Epic v Apple judge grapples with the big question: What is a videogame? The Great Ace Attorney


Is there any argument more tired than “are videogames art?” Well, how about: “What is a videogame?” Gamers have been arguing about it since day one, with the debate reemerging every time a new trend hits, like “walking sims,” ARGs, or visual novels, to name just a few. Which is why it's funny (and maybe a little sad) to see the American justice system fail us once again and punting on a legal definition of a “videogame” during Friday's ruling on the Epic v Apple trial.

California Judge Yvonne Gonzalez Rogers issued her ruling Friday morning, and while Epic “won” on one important count, the judge agreed with Apple on most counts. The exact legal definition of a videogame, however, was largely left up in the air.

“The Court begins with a definition of a videogame. Unfortunately, no one agrees and neither side introduced evidence of any commonly accepted industry definition,” the judge's ruling reads. Over the course of the trial, both Epic and Apple argued whether certain aspects of Epic's Fortnite are a game, as well as whether digital services like Netflix can be considered videogame stores after releasing projects like the choose-your-own-adventure Bandersnatch film.
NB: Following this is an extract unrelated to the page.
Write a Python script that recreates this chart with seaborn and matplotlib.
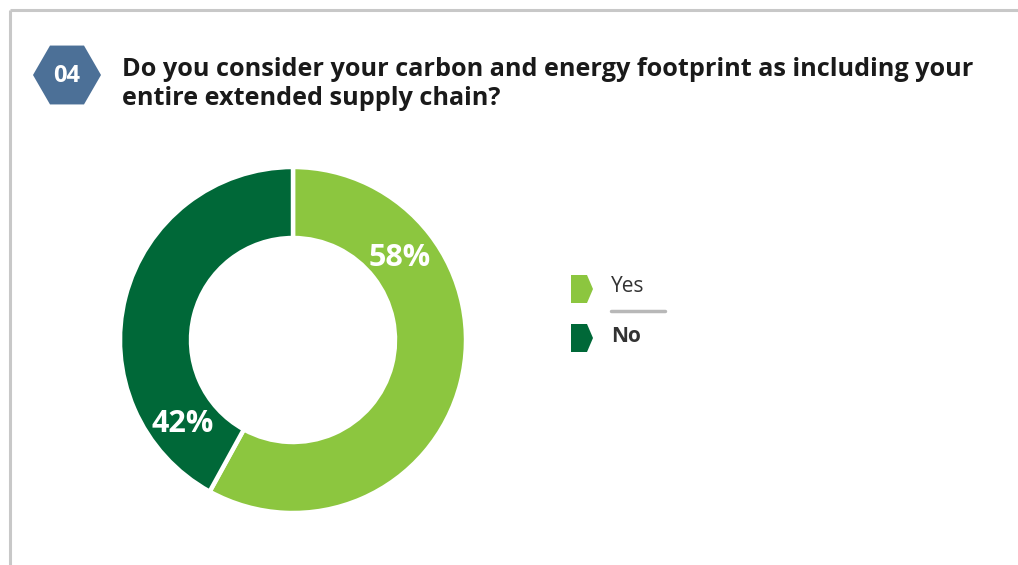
import matplotlib
matplotlib.use("Agg")
import matplotlib.pyplot as plt
import seaborn as sns
from matplotlib.patches import Polygon, RegularPolygon

# data
labels = ["Yes", "No"]
shares = [58, 42]
colors = ["#8cc63f", "#006838"]
question_no = "04"
title = "Do you consider your carbon and energy footprint as including your\nentire extended supply chain?"

sns.set_theme(style="white")
plt.rcParams["font.family"] = ["Open Sans", "DejaVu Sans"]

W, H = 1018, 565
fig = plt.figure(figsize=(W / 100, H / 100), dpi=100)

# overlay in pixel coordinates for frame, header and legend
bg = fig.add_axes([0, 0, 1, 1])
bg.set_xlim(0, W)
bg.set_ylim(H, 0)
bg.axis("off")

bg.plot([10, W], [10, 10], color="#c8c8c8", lw=2.2, solid_capstyle="butt")
bg.plot([10, 10], [10, H], color="#c8c8c8", lw=2.2, solid_capstyle="butt")

hexa = RegularPolygon((67, 75), numVertices=6, radius=34, orientation=0.5236,
                      facecolor="#4c7097", edgecolor="none")
bg.add_patch(hexa)
bg.text(67, 76, question_no, color="white", fontsize=17, fontweight="bold",
        ha="center", va="center")
bg.text(122, 84, title, color="#1a1a1a", fontsize=18.2, fontweight="bold",
        ha="left", va="center", linespacing=1.25)

# donut
ax = fig.add_axes([118 / W, 50 / H, 350 / W, 350 / H])
wedges, _ = ax.pie(shares, colors=colors, startangle=90, counterclock=False,
                   radius=173 / 175,
                   wedgeprops=dict(width=71 / 175, edgecolor="white", linewidth=3.2))
ax.set_aspect("equal")
ax.set_xlim(-1, 1)
ax.set_ylim(-1, 1)

pct_pos = [(0.61, 0.47), (-0.63, -0.48)]
for (x, y), s in zip(pct_pos, shares):
    ax.text(x, y, f"{s}%", color="white", fontsize=22, fontweight="bold",
            ha="center", va="center")

# legend
ys = [289, 338]
for y, lab, c in zip(ys, labels, colors):
    arrow = Polygon([(571, y - 14), (587, y - 14), (593, y), (587, y + 14), (571, y + 14)],
                    closed=True, facecolor=c, edgecolor="none")
    bg.add_patch(arrow)
    bg.text(611, y - 2, lab, fontsize=15, color="#333333", ha="left", va="center",
            fontweight="bold" if lab == "No" else "normal")
bg.plot([611, 665], [311, 311], color="#b8b8b8", lw=2.5)

fig.savefig("out.png", dpi=100)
Things degraded far enough that for a brief moment in time, legal experts had to address a semi-naked version of Peely, Fortnite's sentient banana man.

Judge Rogers did throw a bone to some intentionally vague definition of a videogame later in her ruling, however.

“At a bare minimum, videogames appear to require some level of interactivity or involvement between the player and the medium,” the judge's ruling states. “In other words, a game requires that a player be able to input some level of a command or choice which is then reflected in the game itself. This gaming definition contrasts to other forms of entertainment, which are often passive forms enjoyed by consumers (film, television, music). Videogames are also generally graphically rendered or animated, as opposed to being recorded live or via motion capture as in films or television. Beyond this minimum, the video gaming market appears highly eclectic and diverse.”

Don't we know it, Judge Rogers. The industry as a whole, though, could do a little better.

Rogers added that the court “need not reach a conclusive definition of a videogame” because every party already considers Fortnite, a major factor in the lawsuit, a videogame.

One interesting legal implication, as noted by The Verge reporter Adi Robertson: Judge Rogers declined to rule on whether interactive films like Black Mirror: Bandersnatch are videogames. Rogers noted that those examples, plus platforms like Fortnite's “metaverse” (basically its willingness to create elaborate marketing crossovers with numerous intellectual properties) are merely pointing towards a trend wherein videogames and passive entertainment are beginning to “mesh and overlap.”

If Epic wants to continue its argument that platforms and services like Netflix are being financially harmed by Apple's App Store rules, it's possible that this ruling would give companies like Apple the legal grounds to sidestep those arguments. Basically, the fewer examples that Epic could use to demonstrate Apple is maintaining monopolistic power over developers, the less likely it is that Apple will have to deal with the legal ramifications of exerting such widespread control over the app market. If Epic can't legally assert that Netflix is a videogame storefront, it probably won't factor into a judge's ruling.

So there you have it. Has the American legal system failed the people once again or saved us from another round of meaningless fanboy bickering? Frankly, I'm not upset at Judge Rogers' vague ruling. Videogames have always been an evolving medium, just like any other art form, and its low bar of requiring some interactivity or other personal input is what sets it apart and makes these experiences special.